═════ COLLECTED MATERIAL

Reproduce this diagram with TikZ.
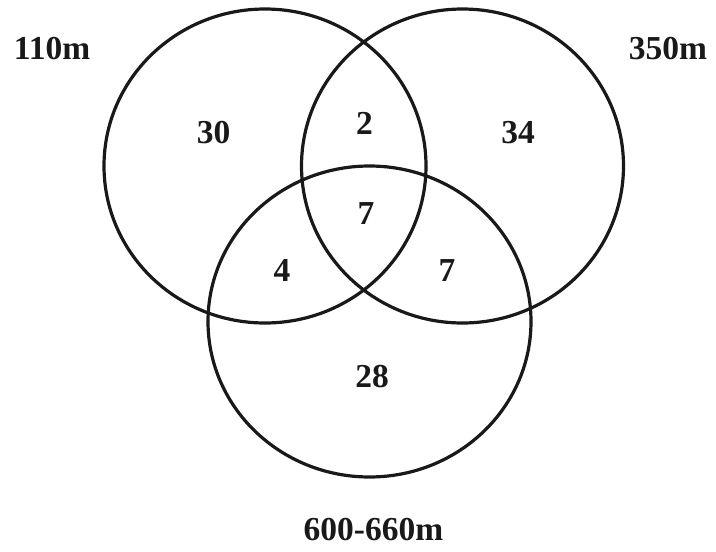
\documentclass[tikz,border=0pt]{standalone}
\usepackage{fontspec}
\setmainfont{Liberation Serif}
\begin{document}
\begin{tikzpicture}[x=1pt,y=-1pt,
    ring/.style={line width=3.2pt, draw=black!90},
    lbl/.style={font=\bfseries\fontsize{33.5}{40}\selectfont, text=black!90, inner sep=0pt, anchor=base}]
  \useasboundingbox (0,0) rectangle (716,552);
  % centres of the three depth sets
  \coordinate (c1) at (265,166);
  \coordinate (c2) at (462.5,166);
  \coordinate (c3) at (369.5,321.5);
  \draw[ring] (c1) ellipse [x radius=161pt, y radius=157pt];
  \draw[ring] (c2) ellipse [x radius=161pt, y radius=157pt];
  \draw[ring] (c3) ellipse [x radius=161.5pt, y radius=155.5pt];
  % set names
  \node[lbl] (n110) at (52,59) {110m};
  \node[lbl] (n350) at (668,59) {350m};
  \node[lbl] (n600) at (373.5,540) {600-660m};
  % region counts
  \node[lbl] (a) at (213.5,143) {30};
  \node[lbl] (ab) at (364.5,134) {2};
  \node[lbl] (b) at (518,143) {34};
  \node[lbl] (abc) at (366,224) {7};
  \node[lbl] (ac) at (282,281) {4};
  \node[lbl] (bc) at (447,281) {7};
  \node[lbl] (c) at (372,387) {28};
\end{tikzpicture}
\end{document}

══════════

→ **STATED TASK**
Your task is to repeat the data above exactly while excluding the pictures.

→ **RESPONSE**
Reproduce this diagram with TikZ.
\documentclass[tikz,border=0pt]{standalone}
\usepackage{fontspec}
\setmainfont{Liberation Serif}
\begin{document}
\begin{tikzpicture}[x=1pt,y=-1pt,
    ring/.style={line width=3.2pt, draw=black!90},
    lbl/.style={font=\bfseries\fontsize{33.5}{40}\selectfont, text=black!90, inner sep=0pt, anchor=base}]
  \useasboundingbox (0,0) rectangle (716,552);
  % centres of the three depth sets
  \coordinate (c1) at (265,166);
  \coordinate (c2) at (462.5,166);
  \coordinate (c3) at (369.5,321.5);
  \draw[ring] (c1) ellipse [x radius=161pt, y radius=157pt];
  \draw[ring] (c2) ellipse [x radius=161pt, y radius=157pt];
  \draw[ring] (c3) ellipse [x radius=161.5pt, y radius=155.5pt];
  % set names
  \node[lbl] (n110) at (52,59) {110m};
  \node[lbl] (n350) at (668,59) {350m};
  \node[lbl] (n600) at (373.5,540) {600-660m};
  % region counts
  \node[lbl] (a) at (213.5,143) {30};
  \node[lbl] (ab) at (364.5,134) {2};
  \node[lbl] (b) at (518,143) {34};
  \node[lbl] (abc) at (366,224) {7};
  \node[lbl] (ac) at (282,281) {4};
  \node[lbl] (bc) at (447,281) {7};
  \node[lbl] (c) at (372,387) {28};
\end{tikzpicture}
\end{document}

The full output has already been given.